___ Collected material ___

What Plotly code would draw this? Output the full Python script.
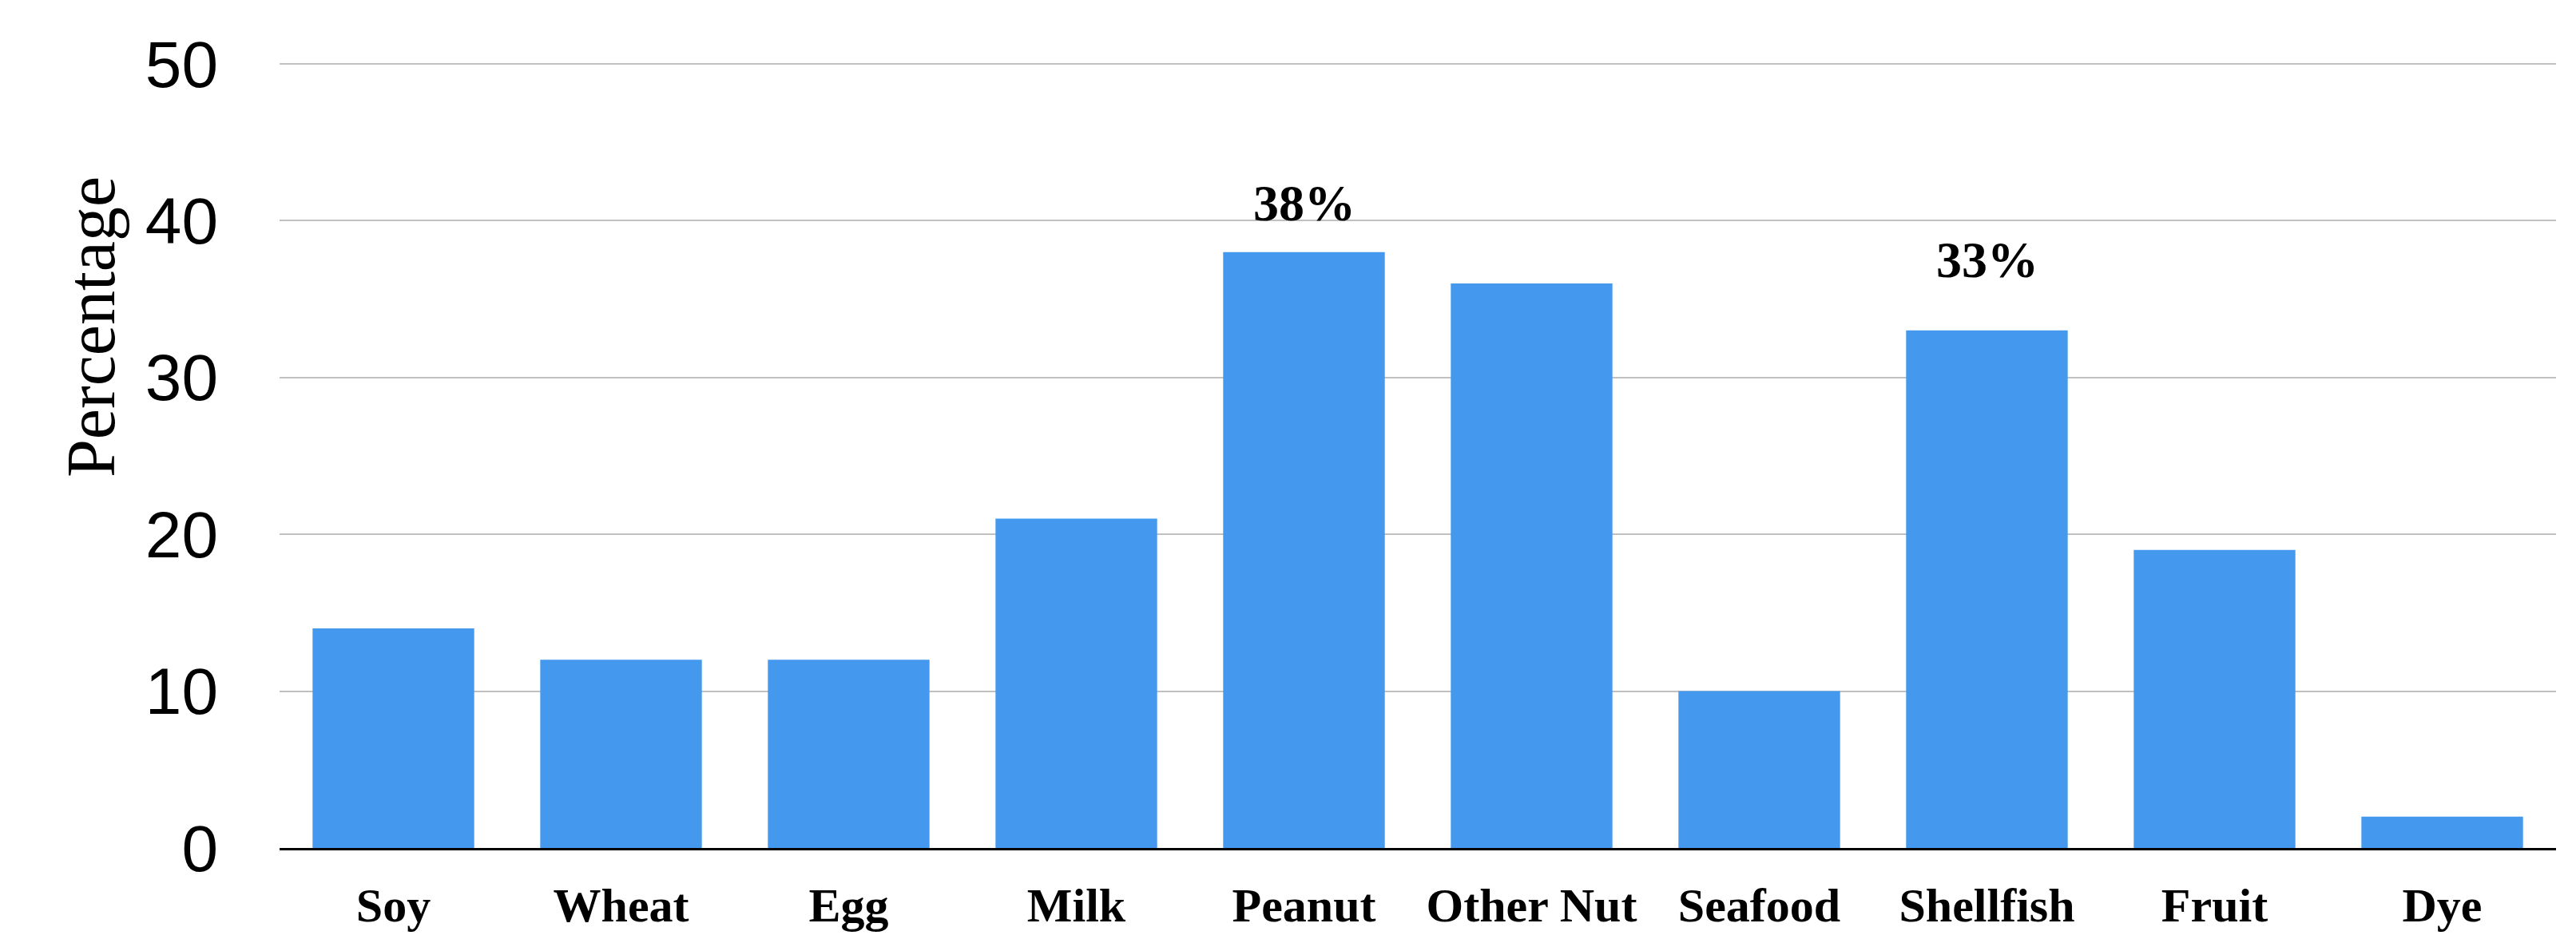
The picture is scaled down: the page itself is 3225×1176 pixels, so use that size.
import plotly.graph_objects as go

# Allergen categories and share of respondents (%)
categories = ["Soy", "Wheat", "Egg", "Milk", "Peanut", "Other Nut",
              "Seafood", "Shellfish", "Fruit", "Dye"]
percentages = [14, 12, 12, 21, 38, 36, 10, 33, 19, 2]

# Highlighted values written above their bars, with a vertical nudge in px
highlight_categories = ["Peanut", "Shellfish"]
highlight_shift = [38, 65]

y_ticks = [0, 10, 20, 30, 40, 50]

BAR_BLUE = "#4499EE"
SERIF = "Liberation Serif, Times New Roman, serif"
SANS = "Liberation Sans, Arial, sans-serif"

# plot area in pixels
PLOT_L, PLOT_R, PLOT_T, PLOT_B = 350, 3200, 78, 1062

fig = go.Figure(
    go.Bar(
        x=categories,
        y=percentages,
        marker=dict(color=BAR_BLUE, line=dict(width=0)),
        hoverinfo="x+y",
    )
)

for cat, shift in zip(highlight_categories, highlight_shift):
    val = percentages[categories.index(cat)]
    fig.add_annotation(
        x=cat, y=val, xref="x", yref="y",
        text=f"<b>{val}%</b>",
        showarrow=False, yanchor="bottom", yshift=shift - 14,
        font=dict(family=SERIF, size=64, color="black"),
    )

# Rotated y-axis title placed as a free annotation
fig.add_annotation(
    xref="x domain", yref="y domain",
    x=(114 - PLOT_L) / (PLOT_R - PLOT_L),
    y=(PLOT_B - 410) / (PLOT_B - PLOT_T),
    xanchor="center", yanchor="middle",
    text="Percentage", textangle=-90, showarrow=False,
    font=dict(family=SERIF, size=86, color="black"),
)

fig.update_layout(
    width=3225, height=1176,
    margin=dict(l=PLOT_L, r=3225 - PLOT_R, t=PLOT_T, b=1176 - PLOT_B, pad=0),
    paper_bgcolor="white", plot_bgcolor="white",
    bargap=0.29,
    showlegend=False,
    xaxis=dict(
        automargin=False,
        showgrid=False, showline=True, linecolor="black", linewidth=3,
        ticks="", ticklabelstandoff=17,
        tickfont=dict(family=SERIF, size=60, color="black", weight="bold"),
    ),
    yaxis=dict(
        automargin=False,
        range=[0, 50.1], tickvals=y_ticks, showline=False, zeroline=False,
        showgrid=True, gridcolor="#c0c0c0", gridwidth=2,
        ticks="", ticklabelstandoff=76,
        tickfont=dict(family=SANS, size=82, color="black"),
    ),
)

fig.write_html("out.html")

___

[The exercise]
Extract the full listing exactly, with the pictures left out.

[Answer to the exercise]
What Plotly code would draw this? Output the full Python script.
The picture is scaled down: the page itself is 3225×1176 pixels, so use that size.
import plotly.graph_objects as go

# Allergen categories and share of respondents (%)
categories = ["Soy", "Wheat", "Egg", "Milk", "Peanut", "Other Nut",
              "Seafood", "Shellfish", "Fruit", "Dye"]
percentages = [14, 12, 12, 21, 38, 36, 10, 33, 19, 2]

# Highlighted values written above their bars, with a vertical nudge in px
highlight_categories = ["Peanut", "Shellfish"]
highlight_shift = [38, 65]

y_ticks = [0, 10, 20, 30, 40, 50]

BAR_BLUE = "#4499EE"
SERIF = "Liberation Serif, Times New Roman, serif"
SANS = "Liberation Sans, Arial, sans-serif"

# plot area in pixels
PLOT_L, PLOT_R, PLOT_T, PLOT_B = 350, 3200, 78, 1062

fig = go.Figure(
    go.Bar(
        x=categories,
        y=percentages,
        marker=dict(color=BAR_BLUE, line=dict(width=0)),
        hoverinfo="x+y",
    )
)

for cat, shift in zip(highlight_categories, highlight_shift):
    val = percentages[categories.index(cat)]
    fig.add_annotation(
        x=cat, y=val, xref="x", yref="y",
        text=f"<b>{val}%</b>",
        showarrow=False, yanchor="bottom", yshift=shift - 14,
        font=dict(family=SERIF, size=64, color="black"),
    )

# Rotated y-axis title placed as a free annotation
fig.add_annotation(
    xref="x domain", yref="y domain",
    x=(114 - PLOT_L) / (PLOT_R - PLOT_L),
    y=(PLOT_B - 410) / (PLOT_B - PLOT_T),
    xanchor="center", yanchor="middle",
    text="Percentage", textangle=-90, showarrow=False,
    font=dict(family=SERIF, size=86, color="black"),
)

fig.update_layout(
    width=3225, height=1176,
    margin=dict(l=PLOT_L, r=3225 - PLOT_R, t=PLOT_T, b=1176 - PLOT_B, pad=0),
    paper_bgcolor="white", plot_bgcolor="white",
    bargap=0.29,
    showlegend=False,
    xaxis=dict(
        automargin=False,
        showgrid=False, showline=True, linecolor="black", linewidth=3,
        ticks="", ticklabelstandoff=17,
        tickfont=dict(family=SERIF, size=60, color="black", weight="bold"),
    ),
    yaxis=dict(
        automargin=False,
        range=[0, 50.1], tickvals=y_ticks, showline=False, zeroline=False,
        showgrid=True, gridcolor="#c0c0c0", gridwidth=2,
        ticks="", ticklabelstandoff=76,
        tickfont=dict(family=SANS, size=82, color="black"),
    ),
)

fig.write_html("out.html")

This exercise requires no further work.